Rebel Music

in Music by

Maybe it’s just me, but most of the music coming out these days is so lifeless and bland: the same ol’ instrumental, a catchy hook, inane lyrics about ‘money, clothes and hoes.’ This kind of song is good enough for a Friday night, but not every day all day. There are things going on in the world today, crucial things which demand our immediate attention, things which the music being pumped into our ears constantly wants us to forget. Some people like that kind of music; some people believe that making people forget is exactly what music is supposed to do; some people think music’s only obligation is to entertain the masses. Not me. For me music is and always will be an art, the most powerful and visceral of all art forms, and while an artist needs to grab and hold his audience’s attention, he’s also supposed to engage with the world around him, in a very profound and meaningful way. Because art (at least I think so) is meant to say something about life itself–real life–not the life on the radio or TV or social media, but the life out on the street.

Enter Rebel Diaz.

Brothers Gonzalo (left) and Rodrigo (right), also known as G1 and RodStarz, perform as hip-hop duo Rebel Diaz

I’m ashamed to admit I don’t know much about Rebel Diaz, only a little more than what anyone can absorb from the internet in an hour. I’ve heard their name before of course: Being a politically engaged Latino writer who collaborates with Boricuas living in New York City, I would’ve had to work very hard not to know the name Rebel Diaz. As most of their audience is already aware, the brothers, Rodrigo and Gonzalo Venegas, who go by the names RodStarz and G1, came from Chile by way of Chicago and the South Bronx, where in 2009 they launched the Rebel Diaz Arts Collective in an abandoned warehouse. They also host Rebel Diaz Radio every Wednesday from 10pm-12am on WBAI 99.5 FM.
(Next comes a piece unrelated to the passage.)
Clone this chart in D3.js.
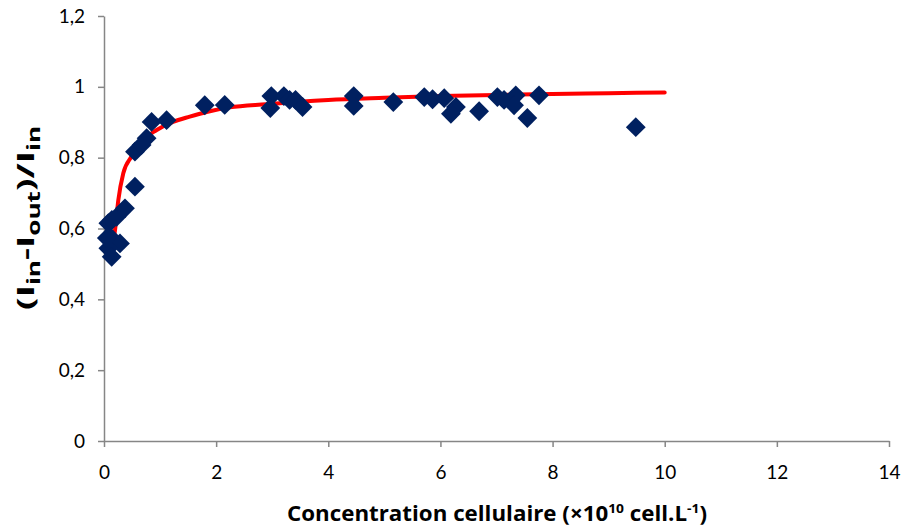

In April 2016 the duo grabbed headlines when they confronted Ted Cruz during the Texas senator’s presidential campaign stop in the Bronx. “Ted Cruz has no business being in the Bronx!” Rodrigo told the crowd gathered at the candidate’s meet-and-greet at a Dominican-Chinese restaurant. “This is an immigrant community! We deal with climate change every single day, and he wants to say that it doesn’t exist. We’re one of the poorest congressional districts in the country, and to receive this right-wing bigot is an insult to the whole community!”

This morning, my sister from another mister, Marlena Fitzpatrick, texted me a link to three new releases from Rebel Diaz titled ‘Viva Puerto Rico Libre!‘ At first I rolled my eyes; I usually hold my noise whenever I get a whiff of political art. And, as with comedians, whenever I hear of an MC or any other kind of musician injecting politics into his or her music, I prepare myself to hear something wacky and gimmicky, something not really from the heart but for the wallet. ‘Viva Puerto Rico Libre!’ isn’t that; it’s from the heart, and for the people of Puerto Rico. The first track (my favorite) features Divine RBG and is a remix of the classic song ‘Viva Puerto Rico Libre’ by Ghetto Brothers, whom Rodrigo describes to me as “a legendary Bronx band [and] street organization.” ‘Campo (Remix),’ from Tato Torres and Yerbabuena, features Flaco Navaja and Nitty Scott. ‘Palante (Plastico Remix)’ features Lester Rey and samples the voice of none other than Rosa Clemente, the black Boricua activist and journalist who ran as the Green Party’s vice-presidential candidate in 2008.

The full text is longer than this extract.